The “market is turning quite positive euro,” Masafumi Takada, a director at BNP Paribas SA in New York, said Oct. 24. The European currency is gaining on “the back of U.S. downgrade fear, a weaker U.S. number, Fed tapering postponed.”
The euro may have gained too much, too fast against the greenback, a technical indicator signaled yesterday for a fourth straight day, the longest stretch since September 2012. The European currency’s 14-day relative-strength index was at 74, above the 70 level some traders see as a sign a drop may be imminent.
The Bloomberg U.S. Dollar Index fell to an eight-month low on Oct. 22 after data showed employers added 148,000 workers in September. That trailed the forecast for 180,000 and indicated the U.S. economy had little momentum leading up to the 16-day partial shutdown of the federal government this month by a deadlock in Congress. The Thomson Reuters/University of Michigan final U.S. consumer sentiment index for October decreased to 73.2, the lowest in 10 months, from 77.5 the prior month, data showed yesterday.
The labor number “was definitely the main story that set the tone for the week and underpins what we’ve seen in the market,” Brad Bechtel, managing director at Faros Trading LLC in Stamford, Connecticut, said in a telephone interview.
The Fed unexpectedly refrained at its meeting last month from slowing the pace of its asset purchases, saying it wanted more evidence of an economic recovery.

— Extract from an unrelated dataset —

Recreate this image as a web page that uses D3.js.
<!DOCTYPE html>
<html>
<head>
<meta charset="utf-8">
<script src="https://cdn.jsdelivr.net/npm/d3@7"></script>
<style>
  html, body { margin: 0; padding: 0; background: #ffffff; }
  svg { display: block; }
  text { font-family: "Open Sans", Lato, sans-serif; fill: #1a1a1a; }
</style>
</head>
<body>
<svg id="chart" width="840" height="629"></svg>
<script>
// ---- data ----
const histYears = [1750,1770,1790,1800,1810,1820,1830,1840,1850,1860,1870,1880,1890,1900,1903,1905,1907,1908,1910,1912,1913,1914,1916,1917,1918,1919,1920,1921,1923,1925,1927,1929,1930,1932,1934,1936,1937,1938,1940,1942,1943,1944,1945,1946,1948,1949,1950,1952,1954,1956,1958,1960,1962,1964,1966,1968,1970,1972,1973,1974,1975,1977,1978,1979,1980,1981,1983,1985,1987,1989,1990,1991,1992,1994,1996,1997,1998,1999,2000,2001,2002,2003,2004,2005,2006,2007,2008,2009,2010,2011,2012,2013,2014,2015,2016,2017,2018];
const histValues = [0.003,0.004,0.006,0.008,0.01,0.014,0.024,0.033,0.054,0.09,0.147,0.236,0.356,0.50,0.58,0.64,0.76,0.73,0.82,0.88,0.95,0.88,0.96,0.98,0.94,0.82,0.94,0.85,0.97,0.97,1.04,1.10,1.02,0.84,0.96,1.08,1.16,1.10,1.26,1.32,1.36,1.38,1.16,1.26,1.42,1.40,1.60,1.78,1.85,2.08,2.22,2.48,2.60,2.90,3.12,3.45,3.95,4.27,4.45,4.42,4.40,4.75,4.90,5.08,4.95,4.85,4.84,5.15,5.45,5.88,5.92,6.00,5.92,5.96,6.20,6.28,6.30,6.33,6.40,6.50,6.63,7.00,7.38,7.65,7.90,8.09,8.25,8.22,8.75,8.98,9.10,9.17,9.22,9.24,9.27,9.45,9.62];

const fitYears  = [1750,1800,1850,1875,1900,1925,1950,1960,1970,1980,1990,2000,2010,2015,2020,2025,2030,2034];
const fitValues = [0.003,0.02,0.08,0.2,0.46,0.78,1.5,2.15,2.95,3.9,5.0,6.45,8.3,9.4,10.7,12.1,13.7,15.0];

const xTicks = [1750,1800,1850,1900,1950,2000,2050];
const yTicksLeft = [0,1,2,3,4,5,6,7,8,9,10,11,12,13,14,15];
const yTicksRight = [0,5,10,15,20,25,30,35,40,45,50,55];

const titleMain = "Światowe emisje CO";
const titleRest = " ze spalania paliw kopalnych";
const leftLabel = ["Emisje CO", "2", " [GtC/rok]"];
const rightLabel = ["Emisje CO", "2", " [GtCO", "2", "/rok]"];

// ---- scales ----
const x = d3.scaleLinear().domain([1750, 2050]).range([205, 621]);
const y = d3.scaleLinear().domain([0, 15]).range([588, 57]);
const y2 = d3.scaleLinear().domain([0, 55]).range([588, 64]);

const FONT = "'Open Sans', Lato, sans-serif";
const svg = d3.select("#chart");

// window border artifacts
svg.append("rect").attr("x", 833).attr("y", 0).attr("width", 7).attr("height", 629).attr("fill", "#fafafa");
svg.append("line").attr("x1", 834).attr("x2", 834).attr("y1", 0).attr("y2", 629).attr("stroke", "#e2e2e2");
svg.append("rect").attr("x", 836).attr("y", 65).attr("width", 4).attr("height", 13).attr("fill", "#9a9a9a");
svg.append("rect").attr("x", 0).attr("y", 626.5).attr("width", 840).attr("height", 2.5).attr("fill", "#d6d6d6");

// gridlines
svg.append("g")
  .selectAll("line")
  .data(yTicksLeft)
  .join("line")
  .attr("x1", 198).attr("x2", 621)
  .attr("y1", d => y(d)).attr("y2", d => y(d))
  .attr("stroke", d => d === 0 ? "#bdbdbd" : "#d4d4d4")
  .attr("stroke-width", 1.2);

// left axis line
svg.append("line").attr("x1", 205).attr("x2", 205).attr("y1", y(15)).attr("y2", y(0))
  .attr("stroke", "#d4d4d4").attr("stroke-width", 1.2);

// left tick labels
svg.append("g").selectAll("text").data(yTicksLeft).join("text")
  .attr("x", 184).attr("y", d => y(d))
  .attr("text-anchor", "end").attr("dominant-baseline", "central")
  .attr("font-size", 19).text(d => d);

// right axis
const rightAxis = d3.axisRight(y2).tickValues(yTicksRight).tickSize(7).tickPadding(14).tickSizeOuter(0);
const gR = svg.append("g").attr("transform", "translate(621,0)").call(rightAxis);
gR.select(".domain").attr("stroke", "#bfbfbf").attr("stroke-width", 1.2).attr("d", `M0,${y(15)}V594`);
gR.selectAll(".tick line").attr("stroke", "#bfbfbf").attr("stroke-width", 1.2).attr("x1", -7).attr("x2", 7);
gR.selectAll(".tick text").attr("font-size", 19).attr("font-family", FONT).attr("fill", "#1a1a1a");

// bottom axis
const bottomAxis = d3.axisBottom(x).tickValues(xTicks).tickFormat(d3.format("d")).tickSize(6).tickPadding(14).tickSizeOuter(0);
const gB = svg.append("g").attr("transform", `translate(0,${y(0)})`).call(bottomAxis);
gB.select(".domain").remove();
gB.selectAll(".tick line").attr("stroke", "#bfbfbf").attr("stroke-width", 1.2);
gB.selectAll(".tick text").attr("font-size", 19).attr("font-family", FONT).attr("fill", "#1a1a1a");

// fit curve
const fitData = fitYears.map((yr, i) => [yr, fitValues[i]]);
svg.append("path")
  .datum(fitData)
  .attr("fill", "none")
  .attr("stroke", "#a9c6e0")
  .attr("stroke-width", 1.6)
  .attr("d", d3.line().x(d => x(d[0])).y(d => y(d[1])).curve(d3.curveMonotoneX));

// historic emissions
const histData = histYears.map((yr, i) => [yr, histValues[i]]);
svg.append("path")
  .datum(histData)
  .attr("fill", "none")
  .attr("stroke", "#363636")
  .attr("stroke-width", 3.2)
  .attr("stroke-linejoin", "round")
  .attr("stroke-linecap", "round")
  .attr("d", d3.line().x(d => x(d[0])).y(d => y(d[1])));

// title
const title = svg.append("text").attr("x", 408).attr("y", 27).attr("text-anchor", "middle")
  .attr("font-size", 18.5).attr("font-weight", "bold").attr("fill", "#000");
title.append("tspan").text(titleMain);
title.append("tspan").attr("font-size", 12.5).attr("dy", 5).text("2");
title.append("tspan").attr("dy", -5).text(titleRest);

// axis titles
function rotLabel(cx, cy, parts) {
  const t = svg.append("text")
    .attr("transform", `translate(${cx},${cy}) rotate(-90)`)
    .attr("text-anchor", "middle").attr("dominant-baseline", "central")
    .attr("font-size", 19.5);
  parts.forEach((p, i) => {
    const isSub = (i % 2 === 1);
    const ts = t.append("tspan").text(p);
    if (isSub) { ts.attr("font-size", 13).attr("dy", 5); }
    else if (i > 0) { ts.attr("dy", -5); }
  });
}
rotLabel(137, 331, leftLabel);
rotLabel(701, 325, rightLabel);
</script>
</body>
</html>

The central bank will delay tapering its $85 billion of monthly bond buying until its March 18-19 meeting, according to economists surveyed by Bloomberg on Oct. 17-18. A poll last month forecast the first reduction would be in December.

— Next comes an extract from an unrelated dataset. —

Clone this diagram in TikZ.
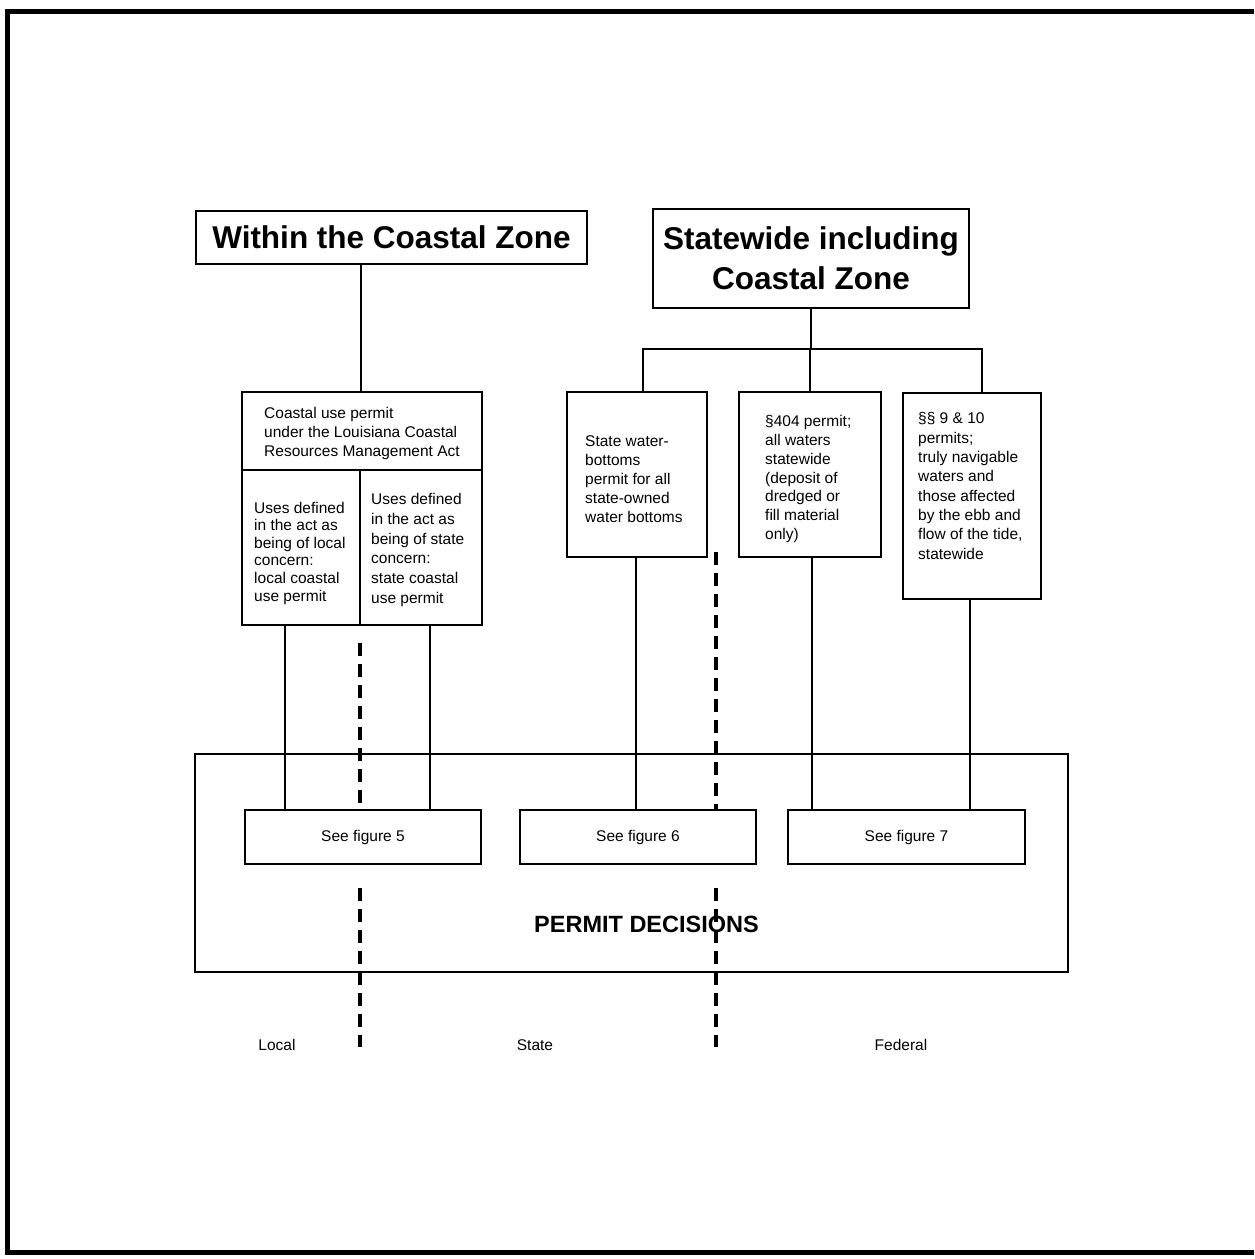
\documentclass[tikz,border=0pt]{standalone}
\usepackage{fontspec}
\setmainfont{Liberation Sans}
\begin{document}
\begin{tikzpicture}[x=1pt,y=-1pt]
\tikzset{
  box/.style={draw, line width=2.2pt, inner sep=0pt},
  conn/.style={line width=1.8pt},
  divider/.style={line width=3.8pt, dash pattern=on 13pt off 8pt},
  txt/.style={font=\fontsize{15.5}{19}\selectfont, align=left, inner sep=0pt, anchor=west},
  title/.style={font=\bfseries\fontsize{31.5}{40}\selectfont, align=center},
  small/.style={font=\fontsize{15.5}{19}\selectfont},
}
\useasboundingbox (0,0) rectangle (1254,1259);
% outer frame
\draw[line width=5pt] (1254,11) -- (7,11) -- (7,1252) -- (1254,1252);

% headings
\node[box, title, minimum width=391, minimum height=53] (within) at (391.5,237.5) {Within the Coastal Zone};
\node[box, title, minimum width=316, minimum height=99] (state) at (811,258.5) {Statewide including\\Coastal Zone};

% coastal use permit block
\node[box, minimum width=240, minimum height=78] (cuptop) at (362,431) {};
\node[box, minimum width=118, minimum height=155] (cupl) at (301,547.5) {};
\node[box, minimum width=122, minimum height=155] (cupr) at (421,547.5) {};
\node[txt] (cuptopT) at (264,433) {Coastal use permit\\under the Louisiana Coastal\\Resources Management Act};
\node[txt, font=\fontsize{15.5}{17.6}\selectfont] (cuplT) at (254,553) {Uses defined\\in the act as\\being of local\\concern:\\local coastal\\use permit};
\node[txt, font=\fontsize{15.5}{19.8}\selectfont] (cuprT) at (371,550) {Uses defined\\in the act as\\being of state\\concern:\\state coastal\\use permit};

% statewide permit boxes
\node[box, minimum width=140, minimum height=165] (sw) at (637,474.5) {};
\node[box, minimum width=142, minimum height=165] (p404) at (810,474.5) {};
\node[box, minimum width=138, minimum height=206] (p910) at (972,496) {};
\node[txt] (swT) at (585,479) {State water-\\bottoms\\permit for all\\state-owned\\water bottoms};
\node[txt, font=\fontsize{15.5}{18.7}\selectfont] (p404T) at (765,479) {§404 permit;\\all waters\\statewide\\(deposit of\\dredged or\\fill material\\only)};
\node[txt, font=\fontsize{15.5}{19.3}\selectfont] (p910T) at (918,486) {§§ 9 \& 10\\permits;\\truly navigable\\waters and\\those affected\\by the ebb and\\flow of the tide,\\statewide};

% permit decisions
\node[box, minimum width=873, minimum height=218] (decisions) at (631.5,863) {};
\node[box, small, minimum width=236, minimum height=54] (fig5) at (363,837) {See figure 5};
\node[box, small, minimum width=236, minimum height=54] (fig6) at (638,837) {See figure 6};
\node[box, small, minimum width=237, minimum height=54] (fig7) at (906.5,837) {See figure 7};
\node[font=\bfseries\fontsize{23.5}{28}\selectfont, inner sep=0pt] (pd) at (646.5,924) {PERMIT DECISIONS};

% connectors
\coordinate (bar) at (810,349);
\draw[conn] (cupl.east |- within.south) -- (cupl.east |- cuptop.north);
\draw[conn] (state.south) -- (state.south |- bar);
\draw[conn] ([xshift=6pt]sw.north) |- (bar) -| ([xshift=10pt]p910.north);
\draw[conn] (p404.north) -- (p404.north |- bar);
\draw[conn] ([xshift=-16pt]cupl.south) -- ([xshift=-16pt]cupl.south |- fig5.north);
\draw[conn] ([xshift=9pt]cupr.south) -- ([xshift=9pt]cupr.south |- fig5.north);
\draw[conn] ([xshift=-1pt]sw.south) -- ([xshift=-1pt]sw.south |- fig6.north);
\draw[conn] ([xshift=2pt]p404.south) -- ([xshift=2pt]p404.south |- fig7.north);
\draw[conn] ([xshift=-2pt]p910.south) -- ([xshift=-2pt]p910.south |- fig7.north);

% jurisdiction dividers
\coordinate (d1a) at (360,643);
\coordinate (d1b) at (360,806);
\coordinate (d1c) at (360,888);
\coordinate (d1d) at (360,1047);
\coordinate (d2a) at (716,552);
\coordinate (d2b) at (716,810);
\coordinate (d2c) at (716,888);
\coordinate (d2d) at (716,1047);
\draw[divider] (d1a) -- (d1b);
\draw[divider] (d1c) -- (d1d);
\draw[divider] (d2a) -- (d2b);
\draw[divider] (d2c) -- (d2d);

% labels
\node[small] (local) at (277,1045) {Local};
\node[small] (stateL) at (535,1045) {State};
\node[small] (federal) at (901,1045) {Federal};
\end{tikzpicture}
\end{document}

“While the Fed’s on hold and still pumping liquidity in, the dollar’s going to be soft against everything,” Jeremy Hale, head of macro strategy at Citigroup Inc. in London, said Oct. 24. “There’s a feeling that the debacle in Congress damaged the economy a little bit.”
The central bank buys Treasuries and mortgage-backed securities to push down long-term yields and spur growth, a move that tends to debase the greenback. The Fed meets on Oct. 29-30.